Hey y’all, I’ve gotta say—this recipe has me feelin’ things. Japanese cotton cheesecake is like the softest cloud you’ve ever eaten. I remember the first time I made it… I took one bite and literally said out loud, “Okay, where have you been all my life?”
If you’ve never tried it before, it’s not your average cheesecake. It’s super fluffy, just lightly sweet, and kinda bouncy. Honestly, it jiggles like it’s got a personality. And once you chill it? Oh baby—it’s like cheesecake met angel food cake and had the most delightful baby.
What Makes It Different?
Unlike the rich and heavy cheesecakes we’re used to here in the States, Japanese cheesecake is light as air. It gets that airy texture from whipped egg whites folded into a smooth cream cheese batter. You bake it in a water bath, which keeps it moist and tender. The result? A jiggly, fluffy cake that’s as cozy as a blanket fresh outta the dryer.
Ingredients You’ll Need (for an 8-inch cake)
- 8 oz cream cheese (room temp)
- ¼ cup unsalted butter
- ½ cup whole milk
- 6 large eggs (separated)
- ¼ cup sugar (for yolk batter)
- ¼ cup sugar (for egg whites)
- ¼ cup cake flour
- 2 tbsp cornstarch
- Pinch of salt
- 1 tsp lemon juice or zest (optional but tasty)
Step-by-Step (Easy, I swear)
1. Preheat & Prep
Set your oven to 300°F. Line the bottom of your round cake pan with parchment paper. Wrap the outside of the pan with foil (like a little cozy jacket) to keep water out during the water bath.
2. Melt Stuff Together
In a double boiler, gently melt the cream cheese, butter, and milk together. Stir it until smooth and creamy. Let it cool for a couple minutes.
3. Mix the Batter
Once it’s cool, whisk in the egg yolks, sugar, flour, cornstarch, and salt. Add lemon zest if you like a little zing—it really perks things up.
4. Whip the Whites
Beat the egg whites with a hand mixer until foamy. Gradually add the sugar and beat until you get soft peaks (like little waves that barely hold).
5. Fold Gently
Fold the whites into the yolk mixture in three batches. Go slow, and don’t stir too hard. You want to keep all that air in there—think marshmallow vibes.
6. Water Bath Bake
Pour the batter into your pan. Set the pan inside a bigger baking dish and fill that dish halfway up with hot water. Bake for about 70 minutes. When it’s golden on top and wobbly like a dance move—you’re there.
7. Cool Slowly
Turn off the oven and crack the door open. Let it sit for 15–20 minutes inside before taking it out. Then chill it in the fridge for at least 4 hours.
Pro Tips from My Kitchen
- I always use cold eggs to separate, but let the whites warm up before whipping—makes a big difference.
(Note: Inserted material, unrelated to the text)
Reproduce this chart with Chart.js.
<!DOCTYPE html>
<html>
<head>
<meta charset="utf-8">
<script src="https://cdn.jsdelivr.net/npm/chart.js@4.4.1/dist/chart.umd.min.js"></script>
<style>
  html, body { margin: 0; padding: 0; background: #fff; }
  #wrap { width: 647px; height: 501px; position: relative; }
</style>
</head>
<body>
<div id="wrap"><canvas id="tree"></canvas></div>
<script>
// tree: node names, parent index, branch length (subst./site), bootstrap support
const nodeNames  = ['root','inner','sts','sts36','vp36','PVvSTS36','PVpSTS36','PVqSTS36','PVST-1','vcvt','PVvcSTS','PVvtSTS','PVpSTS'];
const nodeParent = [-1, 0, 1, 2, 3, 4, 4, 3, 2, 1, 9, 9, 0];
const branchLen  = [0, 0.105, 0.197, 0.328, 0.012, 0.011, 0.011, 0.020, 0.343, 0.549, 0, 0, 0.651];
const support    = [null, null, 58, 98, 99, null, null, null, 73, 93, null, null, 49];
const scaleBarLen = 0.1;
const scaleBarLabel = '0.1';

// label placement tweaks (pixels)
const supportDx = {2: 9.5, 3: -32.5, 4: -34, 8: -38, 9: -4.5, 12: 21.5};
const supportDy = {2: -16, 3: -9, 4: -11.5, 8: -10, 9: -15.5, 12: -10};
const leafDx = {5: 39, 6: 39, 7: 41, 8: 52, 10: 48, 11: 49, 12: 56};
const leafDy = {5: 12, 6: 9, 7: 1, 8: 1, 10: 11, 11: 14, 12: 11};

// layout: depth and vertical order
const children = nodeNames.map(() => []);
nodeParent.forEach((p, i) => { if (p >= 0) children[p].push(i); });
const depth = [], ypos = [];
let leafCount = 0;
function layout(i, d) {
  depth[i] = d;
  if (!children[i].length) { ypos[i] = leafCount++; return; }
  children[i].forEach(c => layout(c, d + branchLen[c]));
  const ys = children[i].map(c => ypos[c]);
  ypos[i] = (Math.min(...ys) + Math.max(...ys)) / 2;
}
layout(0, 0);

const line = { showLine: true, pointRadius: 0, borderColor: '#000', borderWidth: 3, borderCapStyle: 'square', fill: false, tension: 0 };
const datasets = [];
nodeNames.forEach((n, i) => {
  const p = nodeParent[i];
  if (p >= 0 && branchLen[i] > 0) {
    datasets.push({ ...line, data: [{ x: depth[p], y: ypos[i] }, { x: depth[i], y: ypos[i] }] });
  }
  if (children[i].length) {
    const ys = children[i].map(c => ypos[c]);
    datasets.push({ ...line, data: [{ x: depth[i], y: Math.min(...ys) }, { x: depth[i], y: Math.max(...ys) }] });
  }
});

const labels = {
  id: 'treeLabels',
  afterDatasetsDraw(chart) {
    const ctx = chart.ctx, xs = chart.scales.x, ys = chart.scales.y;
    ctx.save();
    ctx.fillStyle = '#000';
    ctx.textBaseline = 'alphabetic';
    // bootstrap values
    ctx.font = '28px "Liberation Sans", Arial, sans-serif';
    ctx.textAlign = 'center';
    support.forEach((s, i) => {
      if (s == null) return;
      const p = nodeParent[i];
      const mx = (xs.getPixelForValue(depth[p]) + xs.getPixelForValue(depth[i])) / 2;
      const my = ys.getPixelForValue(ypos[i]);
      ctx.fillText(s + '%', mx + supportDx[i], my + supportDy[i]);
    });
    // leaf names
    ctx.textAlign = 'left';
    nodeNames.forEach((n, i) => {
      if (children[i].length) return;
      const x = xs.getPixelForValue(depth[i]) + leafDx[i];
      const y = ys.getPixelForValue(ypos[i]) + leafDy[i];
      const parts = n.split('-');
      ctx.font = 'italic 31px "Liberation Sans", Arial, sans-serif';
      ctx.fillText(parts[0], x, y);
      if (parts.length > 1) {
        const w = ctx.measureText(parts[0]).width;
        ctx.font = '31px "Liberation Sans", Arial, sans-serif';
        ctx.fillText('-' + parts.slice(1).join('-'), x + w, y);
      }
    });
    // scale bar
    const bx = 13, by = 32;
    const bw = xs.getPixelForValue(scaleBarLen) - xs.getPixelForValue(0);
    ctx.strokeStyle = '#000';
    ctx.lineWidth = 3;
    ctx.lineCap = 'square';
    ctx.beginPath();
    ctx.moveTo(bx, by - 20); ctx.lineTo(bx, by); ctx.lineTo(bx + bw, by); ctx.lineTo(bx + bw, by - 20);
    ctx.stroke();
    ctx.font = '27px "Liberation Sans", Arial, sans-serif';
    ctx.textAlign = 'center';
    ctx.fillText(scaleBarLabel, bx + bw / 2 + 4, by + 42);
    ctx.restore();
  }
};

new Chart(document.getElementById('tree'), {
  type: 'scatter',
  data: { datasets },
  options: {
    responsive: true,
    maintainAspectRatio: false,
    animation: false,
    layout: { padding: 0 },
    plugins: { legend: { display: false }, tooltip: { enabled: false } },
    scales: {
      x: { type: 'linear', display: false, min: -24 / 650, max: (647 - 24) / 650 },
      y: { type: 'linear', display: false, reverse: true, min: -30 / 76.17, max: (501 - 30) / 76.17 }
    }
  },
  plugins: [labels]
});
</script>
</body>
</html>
- Don’t skip the foil wrap. I forgot once and ended up with soggy-bottom cheesecake. Not cute.
- A dusting of powdered sugar or fresh berries on top makes it extra pretty. Also, whipped cream? Heck yes.
Why You’ll Make This Again (and Again)
This cake is light, cozy, and feels way fancier than it is. Perfect for tea time, holidays, or just a “treat yourself” moment. My family calls it “cloud cake” now—and I think that says it all.